Advogados com atuação nas áreas fiscal e penal destacam importância da decisão do Tribunal Federal da 2ª Região (Rio e Espírito Santo) que trancou investigação contra diretor de uma empresa aberta com base em representação da Receita à Procuradoria comunicando débito
Os desembargadores da 1ª Turma Especializada do Tribunal Regional Federal da 2ª Região (RJ/ES) determinaram o trancamento de um inquérito aberto contra o diretor de uma empresa com base em representação fiscal para fins penais – documento enviado pela Receita Federal ao Ministério Público Federal comunicando uma dívida tributária da companhia.
Por 2 votos a 1, os magistrados entenderam que o documento não apresentava ‘indícios mínimos’ de crime. A decisão foi proferida no âmbito de um habeas corpus impetrado pelo investigado questionando não só a apuração, mas também a cobrança fiscal que lhe foi imposta.
Em seu voto, o desembargador Antonio Ivan Athie considerou que decisão anterior do Conselho de Administração de Recursos Fiscais (Carf) sobre o caso não impôs à companhia multa ligada ao entendimento de que houve fraude ou sonegação. Além disso, o magistrado considerou que houve empate em relação ao débito, sendo que, na época, ainda estava em vigor o voto de qualidade no Carf – quando, em casos de empate, prevalecia o voto do presidente da turma -, regra que caiu em abril de 2020.
O advogado Rodrigo Dall’Acqua, especialista em Direito Penal, considera o julgamento importante por lembrar que a representação fiscal para fins penais precisa conter ‘elementos claros sobre a ocorrência de uma possível fraude criminal’, sob pena da não instauração do inquérito.
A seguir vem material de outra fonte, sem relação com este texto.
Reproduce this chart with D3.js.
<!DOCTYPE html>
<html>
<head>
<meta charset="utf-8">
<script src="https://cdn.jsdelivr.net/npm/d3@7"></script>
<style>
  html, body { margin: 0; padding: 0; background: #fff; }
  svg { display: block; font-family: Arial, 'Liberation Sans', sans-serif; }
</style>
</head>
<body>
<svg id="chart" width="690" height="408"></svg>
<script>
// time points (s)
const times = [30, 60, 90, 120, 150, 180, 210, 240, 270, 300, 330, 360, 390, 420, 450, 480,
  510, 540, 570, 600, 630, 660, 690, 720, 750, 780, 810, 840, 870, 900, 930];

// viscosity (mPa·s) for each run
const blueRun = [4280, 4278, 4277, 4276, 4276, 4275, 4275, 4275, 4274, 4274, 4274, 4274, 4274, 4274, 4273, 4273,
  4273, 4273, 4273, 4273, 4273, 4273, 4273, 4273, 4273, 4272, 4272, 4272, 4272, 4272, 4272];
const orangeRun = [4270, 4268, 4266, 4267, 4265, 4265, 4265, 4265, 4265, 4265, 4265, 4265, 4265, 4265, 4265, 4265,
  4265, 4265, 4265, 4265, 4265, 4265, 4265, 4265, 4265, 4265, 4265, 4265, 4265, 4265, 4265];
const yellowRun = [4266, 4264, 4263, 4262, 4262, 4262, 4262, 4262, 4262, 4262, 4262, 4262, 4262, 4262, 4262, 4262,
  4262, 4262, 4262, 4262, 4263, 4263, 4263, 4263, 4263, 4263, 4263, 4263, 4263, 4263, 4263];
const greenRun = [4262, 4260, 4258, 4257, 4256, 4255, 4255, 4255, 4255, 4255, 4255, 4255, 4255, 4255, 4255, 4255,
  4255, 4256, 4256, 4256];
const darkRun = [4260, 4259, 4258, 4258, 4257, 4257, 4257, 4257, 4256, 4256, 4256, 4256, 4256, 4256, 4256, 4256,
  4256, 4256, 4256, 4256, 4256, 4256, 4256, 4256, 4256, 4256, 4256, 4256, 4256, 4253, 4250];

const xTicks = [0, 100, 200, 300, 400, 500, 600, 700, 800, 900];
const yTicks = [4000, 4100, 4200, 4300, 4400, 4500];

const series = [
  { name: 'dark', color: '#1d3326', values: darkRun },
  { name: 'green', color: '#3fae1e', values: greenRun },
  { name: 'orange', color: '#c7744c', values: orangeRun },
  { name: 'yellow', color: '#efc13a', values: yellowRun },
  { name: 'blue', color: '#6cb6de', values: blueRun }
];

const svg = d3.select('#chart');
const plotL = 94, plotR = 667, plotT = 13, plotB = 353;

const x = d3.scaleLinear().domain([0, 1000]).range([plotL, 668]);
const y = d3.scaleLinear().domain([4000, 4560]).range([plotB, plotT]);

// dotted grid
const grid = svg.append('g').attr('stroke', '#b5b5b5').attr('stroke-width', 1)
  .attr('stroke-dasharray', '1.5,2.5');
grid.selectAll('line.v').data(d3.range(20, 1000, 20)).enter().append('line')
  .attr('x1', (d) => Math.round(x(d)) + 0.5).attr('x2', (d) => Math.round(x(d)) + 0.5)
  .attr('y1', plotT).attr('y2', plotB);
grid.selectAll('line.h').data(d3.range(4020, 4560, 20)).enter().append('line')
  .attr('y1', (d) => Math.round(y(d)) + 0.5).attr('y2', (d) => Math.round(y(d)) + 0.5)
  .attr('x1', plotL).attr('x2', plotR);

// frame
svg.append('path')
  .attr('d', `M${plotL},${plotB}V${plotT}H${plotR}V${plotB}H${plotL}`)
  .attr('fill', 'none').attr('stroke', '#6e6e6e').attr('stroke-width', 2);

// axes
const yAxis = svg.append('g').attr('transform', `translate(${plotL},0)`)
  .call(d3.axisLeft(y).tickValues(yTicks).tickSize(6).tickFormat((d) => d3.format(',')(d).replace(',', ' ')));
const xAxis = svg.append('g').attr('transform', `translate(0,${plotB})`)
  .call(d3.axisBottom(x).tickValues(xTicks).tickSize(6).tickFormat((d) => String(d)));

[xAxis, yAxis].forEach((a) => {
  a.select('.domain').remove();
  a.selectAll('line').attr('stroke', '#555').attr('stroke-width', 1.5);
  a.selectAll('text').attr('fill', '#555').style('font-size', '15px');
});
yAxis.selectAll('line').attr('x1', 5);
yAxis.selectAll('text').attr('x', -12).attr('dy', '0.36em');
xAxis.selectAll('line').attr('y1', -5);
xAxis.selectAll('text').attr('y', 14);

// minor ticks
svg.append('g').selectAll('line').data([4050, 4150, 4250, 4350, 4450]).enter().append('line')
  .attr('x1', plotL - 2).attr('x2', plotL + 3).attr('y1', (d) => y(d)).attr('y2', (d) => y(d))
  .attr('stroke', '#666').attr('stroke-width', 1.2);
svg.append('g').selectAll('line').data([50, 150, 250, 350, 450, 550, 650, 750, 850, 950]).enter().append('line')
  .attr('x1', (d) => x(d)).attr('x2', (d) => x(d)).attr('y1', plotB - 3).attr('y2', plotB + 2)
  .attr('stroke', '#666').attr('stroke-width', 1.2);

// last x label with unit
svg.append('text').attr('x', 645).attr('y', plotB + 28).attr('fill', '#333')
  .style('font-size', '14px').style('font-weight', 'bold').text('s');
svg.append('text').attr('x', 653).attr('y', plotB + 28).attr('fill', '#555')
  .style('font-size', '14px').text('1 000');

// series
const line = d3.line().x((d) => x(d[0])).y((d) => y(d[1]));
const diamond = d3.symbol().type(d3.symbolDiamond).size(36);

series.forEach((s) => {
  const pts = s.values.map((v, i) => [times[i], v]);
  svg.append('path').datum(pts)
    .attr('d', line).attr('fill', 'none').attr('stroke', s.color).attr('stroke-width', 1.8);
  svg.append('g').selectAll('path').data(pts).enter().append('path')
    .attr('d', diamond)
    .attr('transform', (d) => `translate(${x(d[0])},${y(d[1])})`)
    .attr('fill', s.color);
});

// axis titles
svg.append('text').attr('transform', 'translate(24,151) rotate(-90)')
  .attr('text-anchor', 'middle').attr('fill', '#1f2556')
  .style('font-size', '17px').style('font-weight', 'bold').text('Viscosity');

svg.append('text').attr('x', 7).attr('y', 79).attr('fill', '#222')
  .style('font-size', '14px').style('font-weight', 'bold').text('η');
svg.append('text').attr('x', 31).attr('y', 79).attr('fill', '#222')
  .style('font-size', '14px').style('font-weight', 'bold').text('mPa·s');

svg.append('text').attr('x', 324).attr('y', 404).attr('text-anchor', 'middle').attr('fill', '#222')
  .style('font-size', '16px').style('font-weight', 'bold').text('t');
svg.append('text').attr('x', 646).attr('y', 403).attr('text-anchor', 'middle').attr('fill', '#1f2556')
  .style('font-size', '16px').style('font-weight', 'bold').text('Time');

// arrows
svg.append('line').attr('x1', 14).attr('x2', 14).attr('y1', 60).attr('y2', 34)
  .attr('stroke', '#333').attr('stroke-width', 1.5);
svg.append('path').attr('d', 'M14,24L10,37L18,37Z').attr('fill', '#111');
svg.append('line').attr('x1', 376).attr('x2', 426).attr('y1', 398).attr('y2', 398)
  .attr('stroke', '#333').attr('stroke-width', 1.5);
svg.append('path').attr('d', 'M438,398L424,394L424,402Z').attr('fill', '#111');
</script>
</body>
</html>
Na avaliação do advogado, ao barrar inquéritos ‘por mera dívida’, a Justiça evita uma investigação ‘desnecessária e vazia’.
Dall’Acqua diz que é ‘comum’ ver investigações tramitando sem que haja compreensão do crime que teria sido praticado. “Já vi inquéritos em que o promotor pede a oitiva do fiscal para que ele informe qual foi a fraude cometida, sendo que essa narrativa deveria estar expressa na representação fiscal, como elemento essencial para a abertura da investigação”, afirmou ainda o advogado.
Na mesma linha, o criminalista Daniel Gerber considera que o entendimento do TRF-2 se destaca em razão da ‘distinção entre materialidade delitiva e auto de lançamento’. “Considerando que a decisão fiscal pode se dar por motivos outros que não a sonegação dolosa — como, por exemplo, por presunção —, tem-se que nem todo auto de lançamento reflete indícios suficientes de prática criminosa”, explica.
O advogado também frisou a linha de raciocínio da corte sobre ‘a ausência de multa qualificada e, consequentemente, má-fé do contribuinte’. Segundo Gerber tal entendimento ‘demonstra não se estar diante, sequer em hipótese, de crimes contra a ordem tributária’. “Decisão correta pelo ponto de vista técnico e corajosa pelo político, eis que se nega a repetir entendimentos burocráticos e consolidados sobre o tema”, afirmou sobre a decisão do TRF-2.
Para criminalista especializado em Direito Penal Econômico André Damiani a decisão da corte regional ‘deveria ser referência no que diz respeito às apurações de crimes tributários’. Segundo o advogado, o crime tributário não decorre simplesmente do não pagamento do tributo, mas ‘da ocorrência de uma ação fraudulenta, dolosa, ludibriando o fisco para que não ocorra esse pagamento’.
No entanto, segundo Damiani, ‘a praxe’ é que automaticamente o fisco comunique ao Ministério Público as infrações tributárias para apuração de eventuais crimes ‘sem que haja qualquer indício mínimo de prática criminosa’. O criminalista Diego Henrique considera que tais representações acabam entrando em uma ‘linha de produção’. “É dever do Judiciário frear essa espécie de automação do sistema em desfavor do cidadão empresário”, registra Henrique.